Üstelik çatışmasızlık anlaşmasının içeriği ve kapsadığı alanın İran ve müttefikleri açısından taşıdığı stratejik önem, İran`ın bu anlaşmadan memnuniyet duymaması için yeterli nedenler taşıyor.

Anlaşma, kapsadığı alanın İsrail açısından önemine bakıldığında, Amerikan arzusunun gerçekleştiği gerçeğini ele veriyor. Buna karşın gerginliklerin yaşandığı Rakka`nın güneyi konusunda Rusların Amerikalılardan herhangi bir taviz koparıp koparmadığı henüz belli değil. Belli olan tek şey ise, çatışmasızlık anlaşmasına konu olan Ürdün sınırındaki Dera, Süveyde bölgesi ile İsrail sınırındaki Golan çevresi, özellikle de Kunaytra bölgesinin Amerika ve İsrail açısından taşıdığı stratejik önemdir.

Hizbullah, Kunaytra bölgesine ciddi bir önem atfederek Golan üzerinden İsrail karşısında ikinci bir cephe hattı inşa etmeye çalışıyor. Bunun farkında olan İsrail, Hizbullah`ın buraya yerleşmemesi için bu civarlardaki muhalif grupları silah ve diğer lojistik imkanlarla destekliyor. Periyodik aralıklarla Suriye içlerine düzenlediği hava saldırılarının önemli bir kısmını da Kunaytra bölgesine yapıyor. İsrail şeflerinin bu anlamda Ruslarla sıkı bir diplomasi trafiği yürüttüğü de biliniyor. İlginç olan  ise, Suriye hava sahasını gelişmiş savunma teknolojisiyle kontrol eden Ruslar, İsrail saldırılarına karşı hava savunma sistemlerini devreye sokmaktan özenle kaçınıyor. Anlaşılan o ki, Ruslar, sahadaki müttefiklerine rağmen İsrail`in hassasiyetlerine sonuna kadar riayet ediyor ve en son bunu çatışmasızlık anlaşmasıyla bir adım daha ileri götürdüğü de görünüyor.

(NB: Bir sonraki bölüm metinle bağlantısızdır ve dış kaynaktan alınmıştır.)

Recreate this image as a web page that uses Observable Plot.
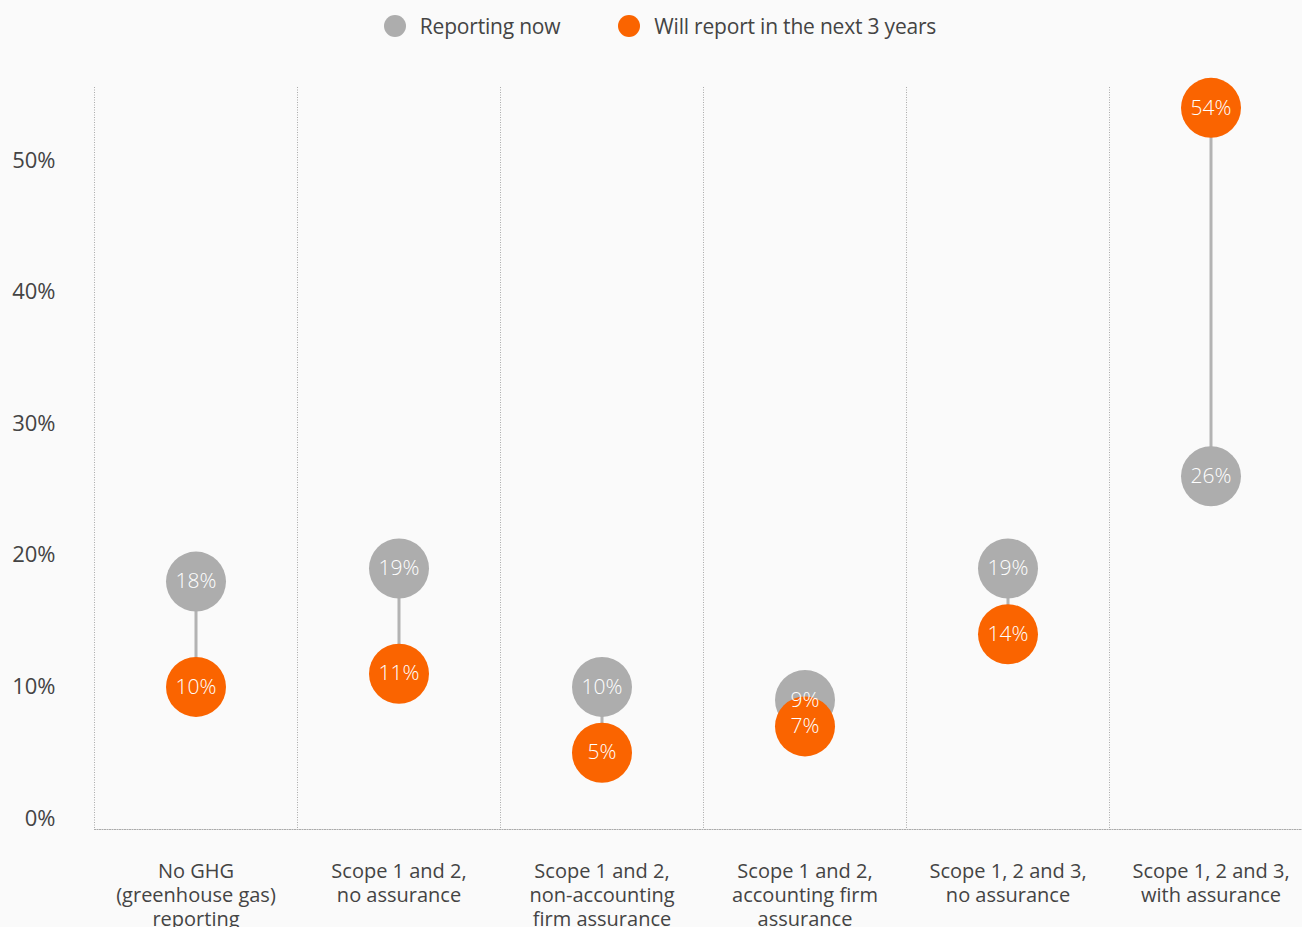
<!DOCTYPE html>
<html>
<head>
<meta charset="utf-8">
<script src="https://cdn.jsdelivr.net/npm/d3@7"></script>
<script src="https://cdn.jsdelivr.net/npm/@observablehq/plot@0.6"></script>
<style>
  html, body { margin: 0; padding: 0; background: #fafafa; }
  body { width: 1302px; height: 927px; overflow: hidden; font-family: "Open Sans", sans-serif; color: #444; }
  #legend { height: 52px; display: flex; align-items: center; justify-content: center; font-size: 21px; padding-left: 18px; letter-spacing: -0.2px; }
  .item { display: flex; align-items: center; margin: 0 29px; }
  .sw { width: 22px; height: 22px; border-radius: 50%; margin-right: 14px; }
  #chart svg { display: block; }
</style>
</head>
<body>
<div id="legend"></div>
<div id="chart"></div>
<script>
const categories = [
  "No GHG\n(greenhouse gas)\nreporting",
  "Scope 1 and 2,\nno assurance",
  "Scope 1 and 2,\nnon-accounting\nfirm assurance",
  "Scope 1 and 2,\naccounting firm\nassurance",
  "Scope 1, 2 and 3,\nno assurance",
  "Scope 1, 2 and 3,\nwith assurance"
];
const reportingNow = [18, 19, 10, 9, 19, 26];
const nextThreeYears = [10, 11, 5, 7, 14, 54];
const yTicks = [0, 10, 20, 30, 40, 50];
const seriesNames = ["Reporting now", "Will report in the next 3 years"];
const seriesColors = ["#adadad", "#fa6400"];

const legend = document.getElementById("legend");
seriesNames.forEach((n, i) => {
  const it = document.createElement("div");
  it.className = "item";
  it.innerHTML = `<span class="sw" style="background:${seriesColors[i]}"></span><span>${n}</span>`;
  legend.appendChild(it);
});

const rows = categories.map((c, i) => ({cat: c, now: reportingNow[i], next: nextThreeYears[i]}));
const width = 1302, height = 875;
const bw = (1312 - 94) / categories.length;

const chart = Plot.plot({
  width, height,
  marginLeft: 94, marginRight: 0, marginTop: 35, marginBottom: 98,
  style: {fontFamily: "Open Sans, sans-serif", fontSize: "20px", color: "#444", background: "#fafafa"},
  x: {type: "band", domain: categories, range: [94, 1312], padding: 0},
  y: {domain: [0, 50], range: [766, 108]},
  marks: [
    Plot.ruleX(categories, {x: d => d, dx: -bw / 2, stroke: "#aaa", strokeWidth: 1, strokeDasharray: "1,1.5"}),
    Plot.frame({anchor: "bottom", stroke: "#aaa", strokeWidth: 1, strokeDasharray: "1,1.5"}),
    Plot.axisY({ticks: yTicks, tickFormat: d => d + "%", tickSize: 0, tickPadding: 39, fontSize: 22, fill: "#444", label: null}),
    Plot.axisX({tickSize: 0, tickPadding: 31, fontSize: 20, fill: "#444", lineHeight: 1.2, label: null}),
    Plot.ruleX(rows, {x: "cat", y1: "now", y2: "next", stroke: "#b3b3b3", strokeWidth: 3}),
    Plot.dot(rows, {x: "cat", y: "now", r: 30, fill: seriesColors[0]}),
    Plot.dot(rows, {x: "cat", y: "next", r: 30, fill: seriesColors[1]}),
    Plot.text(rows, {x: "cat", y: "now", text: d => d.now + "%", fill: "white", fontSize: 21, fontWeight: 300}),
    Plot.text(rows, {x: "cat", y: "next", text: d => d.next + "%", fill: "white", fontSize: 21, fontWeight: 300})
  ]
});
document.getElementById("chart").appendChild(chart);
</script>
</body>
</html>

ABD ile çatışmasızlık anlaşması, bu bölgedeki çatışmaların sonlandırılmasını öngördüğü gibi, bu bölgeyi uçuşlara yasaklıyor, Ürdün`ü de çatışmasızlığın garantörü haline getiriyor.

İsrail faktörünün yanı sıra Ürdün`de Amerikalılar tarafından eğitilen milis grupların söz konusu çatışmasızlık bölgesine yönelik girişimlerinin gündemde olduğu bir esnada anlaşmanın taşıdığı şaibe kadar, garantörlüğün Ürdün`e verilmiş olması şaibelerin boyutunu daha da artırıyor.

Bunca zamandır Astana`da varılan çatışmasızlık anlaşması teknik detaylar yüzünden hayata geçemezken, Rusların ABD ile bir çırpıda anlaşmaya varıp ilk çatışmasızlık bölgesini hayata geçirmesi, aynı zamanda Astana sürecinin altını oymak anlamına geliyor.

Sahada ilk kez aynı ittifak içerisinde zikredilen Rusya`nın başta İran olmak üzere diğer bileşenlerle bundan sonra yaşayacağı ayrışma açısından da bu adım dönüm noktası olmaya aday görünüyor.